And Many Compute Units Make A GPU

While the compute unit is the fundamental unit of computation, it is not a GPU on its own. As with SIMDs in Cayman it’s a configurable building block for making a larger GPU, with a GPU implementing a suitable number of CUs in multiples of 4. Like past GPUs this will be the primary way to scale the GPU to the desired die size, but of course this isn’t the only element of the design that scales.

With a suitable number of CUs in hand, it’s time to attach the rest of units that make up a GPU. As this is a high-level overview on the part of AMD they haven’t gone into great deal on what each unit does and how it does it, but as the first GCN product gets closer to launching the picture will take on a more complete form.

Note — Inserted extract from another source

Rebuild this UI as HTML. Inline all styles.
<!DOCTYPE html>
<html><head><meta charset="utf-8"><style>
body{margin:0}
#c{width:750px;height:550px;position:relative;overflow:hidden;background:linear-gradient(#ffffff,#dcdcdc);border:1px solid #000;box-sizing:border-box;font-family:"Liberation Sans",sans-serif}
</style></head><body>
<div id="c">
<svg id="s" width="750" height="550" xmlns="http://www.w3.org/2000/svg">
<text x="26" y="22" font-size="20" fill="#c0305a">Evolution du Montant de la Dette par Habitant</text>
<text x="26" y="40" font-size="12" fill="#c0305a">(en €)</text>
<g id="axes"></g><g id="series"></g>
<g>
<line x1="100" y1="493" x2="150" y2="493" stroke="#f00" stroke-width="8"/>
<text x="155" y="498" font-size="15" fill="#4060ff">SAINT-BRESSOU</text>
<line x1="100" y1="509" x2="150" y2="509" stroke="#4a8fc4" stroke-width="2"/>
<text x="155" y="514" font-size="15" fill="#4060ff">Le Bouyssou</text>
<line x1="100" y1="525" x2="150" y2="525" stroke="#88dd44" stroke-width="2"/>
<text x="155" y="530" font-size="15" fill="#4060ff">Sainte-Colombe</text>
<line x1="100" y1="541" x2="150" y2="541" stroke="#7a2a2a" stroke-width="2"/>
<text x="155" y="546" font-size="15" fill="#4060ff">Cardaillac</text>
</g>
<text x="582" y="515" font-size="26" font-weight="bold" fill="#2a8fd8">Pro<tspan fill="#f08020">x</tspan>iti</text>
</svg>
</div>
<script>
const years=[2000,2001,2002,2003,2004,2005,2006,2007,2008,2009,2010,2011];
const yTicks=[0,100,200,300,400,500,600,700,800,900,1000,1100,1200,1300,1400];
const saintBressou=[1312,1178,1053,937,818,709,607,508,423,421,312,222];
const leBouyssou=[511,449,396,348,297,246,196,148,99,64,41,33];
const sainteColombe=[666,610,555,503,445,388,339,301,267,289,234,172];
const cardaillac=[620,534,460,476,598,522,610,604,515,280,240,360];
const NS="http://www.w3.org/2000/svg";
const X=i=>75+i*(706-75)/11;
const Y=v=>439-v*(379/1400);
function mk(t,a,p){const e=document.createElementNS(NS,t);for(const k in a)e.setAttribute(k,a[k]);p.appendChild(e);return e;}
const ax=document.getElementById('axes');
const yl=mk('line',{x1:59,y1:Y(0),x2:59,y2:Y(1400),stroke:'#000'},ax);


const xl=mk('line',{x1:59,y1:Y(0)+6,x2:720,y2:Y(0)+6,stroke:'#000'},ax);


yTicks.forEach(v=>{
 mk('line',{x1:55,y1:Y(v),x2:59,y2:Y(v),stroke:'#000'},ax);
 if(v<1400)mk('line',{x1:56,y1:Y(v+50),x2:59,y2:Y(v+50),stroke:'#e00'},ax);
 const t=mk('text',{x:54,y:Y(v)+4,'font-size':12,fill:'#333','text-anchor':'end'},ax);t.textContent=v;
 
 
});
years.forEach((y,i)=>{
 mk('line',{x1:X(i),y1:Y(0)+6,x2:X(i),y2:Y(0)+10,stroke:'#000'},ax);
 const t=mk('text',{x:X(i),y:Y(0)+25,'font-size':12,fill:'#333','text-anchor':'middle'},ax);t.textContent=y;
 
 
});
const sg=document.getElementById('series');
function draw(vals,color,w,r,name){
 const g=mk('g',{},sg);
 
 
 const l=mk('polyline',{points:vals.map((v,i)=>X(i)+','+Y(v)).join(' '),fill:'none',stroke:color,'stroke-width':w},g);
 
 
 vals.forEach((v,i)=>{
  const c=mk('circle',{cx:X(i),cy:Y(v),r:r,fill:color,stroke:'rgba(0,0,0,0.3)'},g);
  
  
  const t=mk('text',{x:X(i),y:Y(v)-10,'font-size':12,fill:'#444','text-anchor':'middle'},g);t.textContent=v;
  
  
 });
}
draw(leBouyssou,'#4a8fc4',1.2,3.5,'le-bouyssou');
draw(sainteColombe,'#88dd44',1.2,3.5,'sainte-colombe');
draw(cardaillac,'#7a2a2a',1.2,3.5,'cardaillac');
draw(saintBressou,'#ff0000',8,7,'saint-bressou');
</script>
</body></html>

Starting with memory and cache, GCN will once more pair its L2 cache with its memory controllers. The architecture supports 64KB or 128KB of L2 cache per memory controller, and given that AMD’s memory controllers are typically 64bits each, this means a Cayman-like design would likely have 512KB of L2 cache. The L2 cache is write-back, and will be fully coherent so that all CUs will see the same data, saving expensive trips to VRAM for synchronization. CPU/GPU synchronization will also be handled at the L2 cache level, where it will be important to maintain coherency between the two in order to efficiently split up a task between the CPU and GPU. For APUs there is a dedicated high-speed bus between the two, while discrete GPUs will rely on PCIe’s coherency protocols to keep the CPU and dGPU in sync.

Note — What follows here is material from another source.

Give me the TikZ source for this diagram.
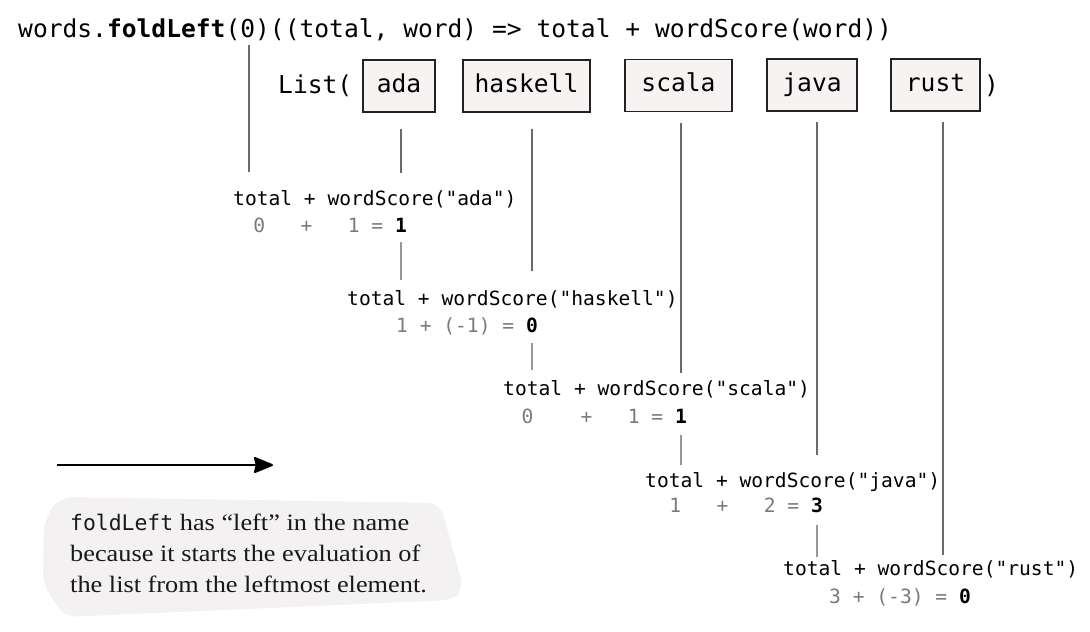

Meanwhile on the compute side, AMD’s new Asynchronous Compute Engines serve as the command processors for compute operations on GCN. The principal purpose of ACEs will be to accept work and to dispatch it off to the CUs for processing. As GCN is designed to concurrently work on several tasks, there can be multiple ACEs on a GPU, with the ACEs deciding on resource allocation, context switching, and task priority. AMD has not established an immediate relationship between ACEs and the number of tasks that can be worked on concurrently, so we’re not sure whether there’s a fixed 1:X relationship or whether it’s simply more efficient for the purposes of working on many tasks in parallel to have more ACEs.

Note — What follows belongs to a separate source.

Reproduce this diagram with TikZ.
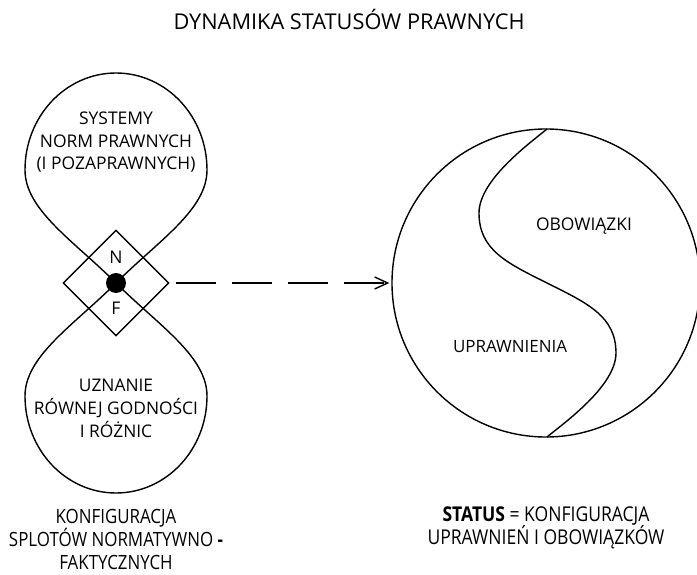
\documentclass[tikz,border=0pt]{standalone}
\usepackage{fontspec}
\setmainfont{Open Sans}
\newfontfamily\condfont[FakeStretch=0.86]{Open Sans}
\usetikzlibrary{arrows.meta,shapes.geometric}

% font size that sets a sample text at a given width
\newlength\samplewd
\newcommand\fitsize[4]{% #1 result macro, #2 font switch, #3 sample, #4 width in pt
  \settowidth\samplewd{#2\fontsize{10}{12}\selectfont #3}%
  \pgfmathsetmacro#1{10*#4/\samplewd}}

\tikzset{
  stroke/.style={line width=1.4pt, black},
  label/.style={align=center, inner sep=0pt},
  junction/.style={draw, stroke, shape=diamond, minimum width=106pt, minimum height=106pt, inner sep=0pt},
  whole/.style={draw, stroke, shape=circle, minimum size=308pt, inner sep=0pt},
}

\begin{document}
\fitsize{\sztitle}{}{DYNAMIKA STATUSÓW PRAWNYCH}{351}%
\fitsize{\sznorm}{}{(I POZAPRAWNYCH)}{159}%
\fitsize{\szfact}{}{RÓWNEJ GODNOŚCI}{164}%
\fitsize{\szduty}{}{OBOWIĄZKI}{96}%
\fitsize{\szright}{}{UPRAWNIENIA}{114}%
\fitsize{\szcapl}{\condfont}{SPLOTÓW NORMATYWNO \textbf{-}}{214}%
\fitsize{\szcapr}{\condfont}{\textbf{STATUS} = KONFIGURACJA}{207}%
\begin{tikzpicture}[x=1pt, y=-1pt]
  \useasboundingbox (0,0) rectangle (697,575);

  % title
  \node[label, font=\fontsize{\sztitle pt}{23pt}\selectfont] (title) at (349,19) {DYNAMIKA STATUSÓW PRAWNYCH};

  % junction point of the two loops
  \coordinate (d) at (116,283);

  % upper loop (norms)
  \draw[stroke] (d) .. controls (74,241) and (25,210) .. (25,170)
                    .. controls (25,116) and (66,73) .. (116,73)
                    .. controls (166,73) and (207,116) .. (207,170)
                    .. controls (207,210) and (158,241) .. (d);
  % lower loop (facts)
  \draw[stroke] (d) .. controls (74,325) and (25,356) .. (25,396)
                    .. controls (25,450) and (66,493) .. (116,493)
                    .. controls (166,493) and (207,450) .. (207,396)
                    .. controls (207,356) and (158,325) .. (d);

  \node[junction] (nf) at (d) {};
  \fill (d) circle[radius=10pt];
  \node[label, font=\fontsize{\sznorm pt}{23pt}\selectfont] (n) at (116,257) {N};
  \node[label, font=\fontsize{\sznorm pt}{23pt}\selectfont] (f) at (116,308) {F};

  \node[label, font=\fontsize{\sznorm pt}{22.5pt}\selectfont] (norms) at (116,142.5)
    {SYSTEMY\\NORM PRAWNYCH\\(I POZAPRAWNYCH)};
  \node[label, font=\fontsize{\szfact pt}{23pt}\selectfont] (facts) at (116,408)
    {UZNANIE\\RÓWNEJ GODNOŚCI\\I RÓŻNIC};

  % status circle split into rights and duties
  \node[whole] (status) at (546,283) {};
  \coordinate (stop) at (547,129);
  \coordinate (sbot) at (547,437);
  \draw[stroke] (stop) .. controls (530,143) and (479,180) .. (479,213)
                       .. controls (479,250) and (507,263) .. (547,283)
                       .. controls (587,303) and (616,316) .. (616,353)
                       .. controls (616,386) and (564,423) .. (sbot);

  \node[label, font=\fontsize{\szduty pt}{23pt}\selectfont] (duties) at (584,226) {OBOWIĄZKI};
  \node[label, font=\fontsize{\szright pt}{23pt}\selectfont] (rights) at (510,347) {UPRAWNIENIA};

  % dashed connector
  \draw[stroke, dash pattern=on 40pt off 16pt, shorten <=6pt, shorten >=2pt,
        -{Straight Barb[length=13pt,width=12pt]}] (nf.east) -- (status.west);

  % captions
  \node[label, font=\condfont\fontsize{\szcapl pt}{23pt}\selectfont] (capl) at (116,539)
    {KONFIGURACJA\\SPLOTÓW NORMATYWNO \textbf{-}\\FAKTYCZNYCH};
  \node[label, font=\condfont\fontsize{\szcapr pt}{23pt}\selectfont] (capr) at (546,527.5)
    {\textbf{STATUS} = KONFIGURACJA\\UPRAWNIEŃ I OBOWIĄZKÓW};
\end{tikzpicture}
\end{document}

One effect of having the ACEs is that GCN has a limited ability to execute tasks out of order. As we mentioned previously GCN is an in-order architecture, and the instruction stream on a wavefront cannot be reodered. However the ACEs can prioritize and reprioritize tasks, allowing tasks to be completed in a different order than they’re received. This allows GCN to free up the resources those tasks were using as early as possible rather than having the task consuming resources for an extended period of time in a nearly-finished state. This is not significantly different from how modern in-order CPUs (Atom, ARM A8, etc) handle multi-tasking.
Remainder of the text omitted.